22.4.11
19th Century Philosophers: John Stuart Mill (1806-1873)
G. Exceptions to Individual Freedom (From On Liberty and Principles of Political Economy)
While we may ordinarily presume that individuals are their own best judges of their best interests, this presumption does not hold for children, the mentally ill, and the mentally deficient. There can be some societies so backward and barbarous as to be incapable of benefiting from individual freedom in which case despotism is suitable for them at least until they achieve a higher level of development. A more advanced society, in its relations with these backward ones, has an obligation to foster those conditions allowing for eventually assumption of individual freedoms by the persons in these “backward” societies.
Another exception to the granting of individual freedom occurs when a person uses this freedom to become a slave for “the principle of freedom cannot require that he should be free not to be free.”

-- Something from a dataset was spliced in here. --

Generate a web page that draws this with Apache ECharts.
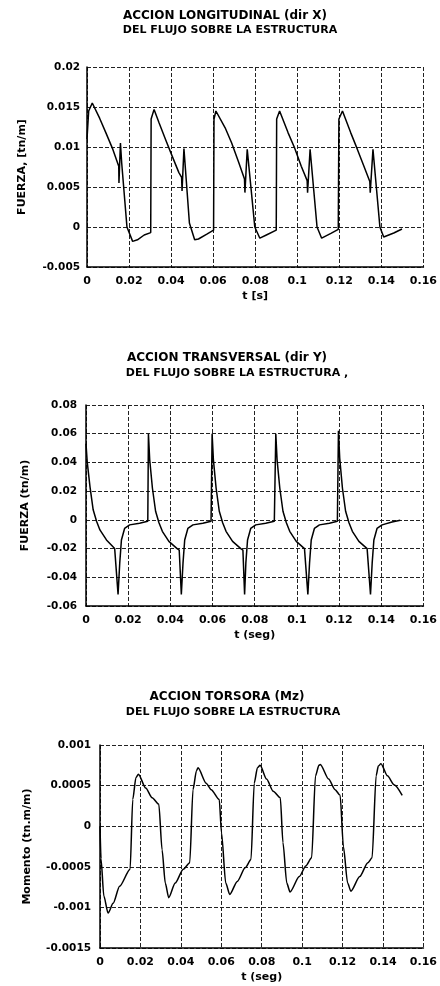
<!DOCTYPE html>
<html>
<head>
<meta charset="utf-8">
<script src="https://cdn.jsdelivr.net/npm/echarts@6/dist/echarts.min.js"></script>
<style>
  html, body { margin: 0; padding: 0; background: #fff; }
  #chart { width: 440px; height: 986px; }
</style>
</head>
<body>
<div id="chart"></div>
<script>
// t (s) vs value
var fxData = [
  [0, 0.011], [0.0008, 0.0145], [0.0025, 0.0155], [0.006, 0.0136], [0.0091, 0.0117],
  [0.0123, 0.0097], [0.0151, 0.0076], [0.0152, 0.0055], [0.0159, 0.0105], [0.0165, 0.008],
  [0.019, 0], [0.0217, -0.0018], [0.024, -0.0016], [0.0272, -0.001], [0.0303, -0.0007],
  [0.0305, 0.0135], [0.0319, 0.0147],
  [0.0343, 0.013], [0.0374, 0.0109], [0.0406, 0.0088], [0.0437, 0.0068], [0.045, 0.0062],
  [0.0452, 0.0045], [0.0461, 0.0098], [0.0487, 0.0005], [0.0512, -0.0016], [0.053, -0.0015],
  [0.057, -0.0009], [0.0602, -0.0004], [0.0604, 0.0135], [0.0613, 0.0145],
  [0.0657, 0.0124], [0.0688, 0.0105], [0.072, 0.0082], [0.0749, 0.006], [0.0751, 0.0043],
  [0.0762, 0.0097], [0.0798, 0], [0.0822, -0.0014], [0.0853, -0.001], [0.09, -0.0004],
  [0.0902, 0.0135], [0.0916, 0.0145],
  [0.0956, 0.0118], [0.0987, 0.0099], [0.1019, 0.0076], [0.1047, 0.0058], [0.1049, 0.0043],
  [0.1061, 0.0097], [0.1094, 0], [0.1116, -0.0014], [0.116, -0.0008], [0.1195, -0.0003],
  [0.1198, 0.0135], [0.1215, 0.0145],
  [0.1254, 0.0118], [0.1286, 0.0097], [0.1317, 0.0076], [0.1345, 0.0057], [0.1347, 0.0043],
  [0.136, 0.0097], [0.1393, 0], [0.1411, -0.00125], [0.1459, -0.00075], [0.1498, -0.00025]
];

var fyData = [
  [0, 0.053], [0.0006, 0.04], [0.0019, 0.023], [0.0034, 0.007], [0.005, -0.001],
  [0.0066, -0.007], [0.0097, -0.014], [0.0136, -0.02], [0.0144, -0.021], [0.0152, -0.052],
  [0.016, -0.03], [0.0168, -0.014], [0.0183, -0.006], [0.0207, -0.0035], [0.0254, -0.0023],
  [0.0293, -0.001], [0.0296, 0.06],
  [0.0302, 0.042], [0.0315, 0.022], [0.033, 0.006], [0.0346, -0.002], [0.0362, -0.008],
  [0.0393, -0.015], [0.0432, -0.02], [0.0442, -0.021], [0.0452, -0.052],
  [0.046, -0.03], [0.0468, -0.014], [0.0483, -0.006], [0.0507, -0.0035], [0.0554, -0.0023],
  [0.0593, -0.001], [0.0598, 0.06],
  [0.0604, 0.042], [0.0617, 0.022], [0.0632, 0.006], [0.0648, -0.002], [0.0664, -0.008],
  [0.0695, -0.015], [0.0734, -0.02], [0.0744, -0.021], [0.0752, -0.052],
  [0.0758, -0.03], [0.0766, -0.014], [0.0781, -0.006], [0.0805, -0.0035], [0.0852, -0.0023],
  [0.0893, -0.001], [0.09, 0.06],
  [0.0906, 0.042], [0.0919, 0.022], [0.0934, 0.006], [0.095, -0.002], [0.0966, -0.008],
  [0.0997, -0.015], [0.1036, -0.02], [0.1044, -0.021], [0.1052, -0.052],
  [0.106, -0.03], [0.1068, -0.014], [0.1083, -0.006], [0.1107, -0.0035], [0.1154, -0.0023],
  [0.1192, -0.001], [0.1197, 0.062],
  [0.1203, 0.043], [0.1216, 0.022], [0.1231, 0.006], [0.1247, -0.002], [0.1263, -0.008],
  [0.1294, -0.015], [0.1333, -0.02], [0.1341, -0.021], [0.1349, -0.052],
  [0.1357, -0.03], [0.1365, -0.014], [0.138, -0.006], [0.1404, -0.0035], [0.1451, -0.0015],
  [0.149, -0.0003]
];

var mzData = [
  [0, 0], [0.0005, -0.0004], [0.0019, -0.00086], [0.004, -0.00107], [0.0065, -0.00095],
  [0.0097, -0.00074], [0.0149, -0.00053], [0.0162, 0.00033], [0.0178, 0.0006], [0.019, 0.00064],
  [0.0226, 0.00047], [0.0258, 0.00035], [0.0291, 0.00027], [0.0307, -0.00029], [0.0323, -0.0007],
  [0.034, -0.00088], [0.0372, -0.0007], [0.0412, -0.00053], [0.0444, -0.00045], [0.046, 0.00045],
  [0.0477, 0.00068], [0.0485, 0.00072], [0.0525, 0.00053], [0.055, 0.00045], [0.059, 0.00033],
  [0.0601, -0.00008], [0.0622, -0.0007], [0.0642, -0.00084], [0.0679, -0.00068], [0.0719, -0.00051],
  [0.0747, -0.00041], [0.0763, 0.00053], [0.0779, 0.00072], [0.0792, 0.00075], [0.0824, 0.00058],
  [0.0857, 0.00043], [0.0892, 0.00035], [0.0905, -0.0002], [0.0924, -0.0007], [0.094, -0.00081],
  [0.0986, -0.00062], [0.1018, -0.00049], [0.1047, -0.00039], [0.1066, 0.00062], [0.1083, 0.00075],
  [0.109, 0.00076], [0.1131, 0.00058], [0.1163, 0.00045], [0.1188, 0.00038], [0.1204, -0.00025],
  [0.1225, -0.0007], [0.1241, -0.0008], [0.1285, -0.00062], [0.1325, -0.00045], [0.1346, -0.00039],
  [0.1366, 0.00062], [0.1377, 0.00074], [0.139, 0.00077], [0.1422, 0.00062], [0.1455, 0.00051],
  [0.1495, 0.00038]
];

var titles = [
  ['ACCION LONGITUDINAL (dir X)', 'DEL FLUJO SOBRE LA ESTRUCTURA'],
  ['ACCION TRANSVERSAL (dir Y)', 'DEL FLUJO SOBRE LA ESTRUCTURA ,'],
  ['ACCION TORSORA (Mz)', 'DEL FLUJO SOBRE LA ESTRUCTURA']
];
var xNames = ['t [s]', 't (seg)', 't (seg)'];
var yNames = ['FUERZA, [tn/m]', 'FUERZA (tn/m)', 'Momento (tn.m/m)'];
var yMin = [-0.005, -0.06, -0.0015];
var yMax = [0.02, 0.08, 0.001];
var yStep = [0.005, 0.02, 0.0005];

var FONT = 'DejaVu Sans';
var chart = echarts.init(document.getElementById('chart'));

var grids = [
  {left: 87, width: 340, top: 67, height: 200},
  {left: 86, width: 341, top: 405, height: 201},
  {left: 100, width: 330, top: 745, height: 203}
];
var titlePos = [
  [[225, 16], [230, 30]],
  [[227, 358], [237, 373]],
  [[227, 697], [233, 712]]
];
var yGap = [59, 55, 67];

var graphics = [];
titles.forEach(function (pair, i) {
  graphics.push({
    type: 'text', x: titlePos[i][0][0], y: titlePos[i][0][1],
    style: {text: pair[0], fill: '#000', font: 'bold 12px "DejaVu Sans"', align: 'center', verticalAlign: 'middle'}
  });
  graphics.push({
    type: 'text', x: titlePos[i][1][0], y: titlePos[i][1][1],
    style: {text: pair[1], fill: '#000', font: 'bold 11px "DejaVu Sans"', align: 'center', verticalAlign: 'middle'}
  });
});

var gridLine = {show: true, lineStyle: {color: '#222', type: [4, 2], width: 1}};

var xAxes = [], yAxes = [], series = [];
[fxData, fyData, mzData].forEach(function (data, i) {
  xAxes.push({
    type: 'value', gridIndex: i, min: 0, max: 0.16, interval: 0.02,
    name: xNames[i], nameLocation: 'middle', nameGap: 24,
    nameTextStyle: {color: '#000', fontFamily: FONT, fontWeight: 'bold', fontSize: 11},
    axisLine: {onZero: false, lineStyle: {color: '#000', width: 1.5}},
    axisTick: {show: false},
    axisLabel: {color: '#000', fontFamily: FONT, fontWeight: 'bold', fontSize: 11, margin: 9},
    splitLine: gridLine
  });
  yAxes.push({
    type: 'value', gridIndex: i, min: yMin[i], max: yMax[i], interval: yStep[i],
    name: yNames[i], nameLocation: 'middle', nameGap: yGap[i],
    nameTextStyle: {color: '#000', fontFamily: FONT, fontWeight: 'bold', fontSize: 11},
    axisLine: {show: true, onZero: false, lineStyle: {color: '#000', width: 1.5}},
    axisTick: {show: false},
    axisLabel: {color: '#000', fontFamily: FONT, fontWeight: 'bold', fontSize: 10.5, margin: i === 0 ? 7 : 9},
    splitLine: gridLine
  });
  series.push({
    type: 'line', xAxisIndex: i, yAxisIndex: i, data: data,
    showSymbol: false, symbol: 'none',
    smooth: i === 2 ? 0.25 : false, smoothMonotone: 'x',
    lineStyle: {color: '#000', width: 1.5}
  });
});

chart.setOption({
  animation: false,
  backgroundColor: '#fff',
  grid: grids,
  xAxis: xAxes,
  yAxis: yAxes,
  series: series,
  graphic: graphics
});
</script>
</body>
</html>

An exception may be made where someone enters freely into an irrevocable contract at a time when it may not be possible to foresee the consequences in the distant future clearly. In Principles of Political Economy, he says:
The practical maxim of leaving contracts free, is not applicable without great limitations in case of engagements in perpetuity; and the law should be extremely jealous of such engagements; should refuse its sanction to them when the obligations they impose are such as the contracting party cannot be a competent judge of, if it ever does sanction them, it should take possible security for their being contracted with foresight and deliberation; and in compensation for not permitting the parties themselves to revoke their engagement, should grant them a release from it, on a sufficient case being made out before an impartial authority. These considerations are eminently applicable to marriage, the most import of all cases of engagement for life.”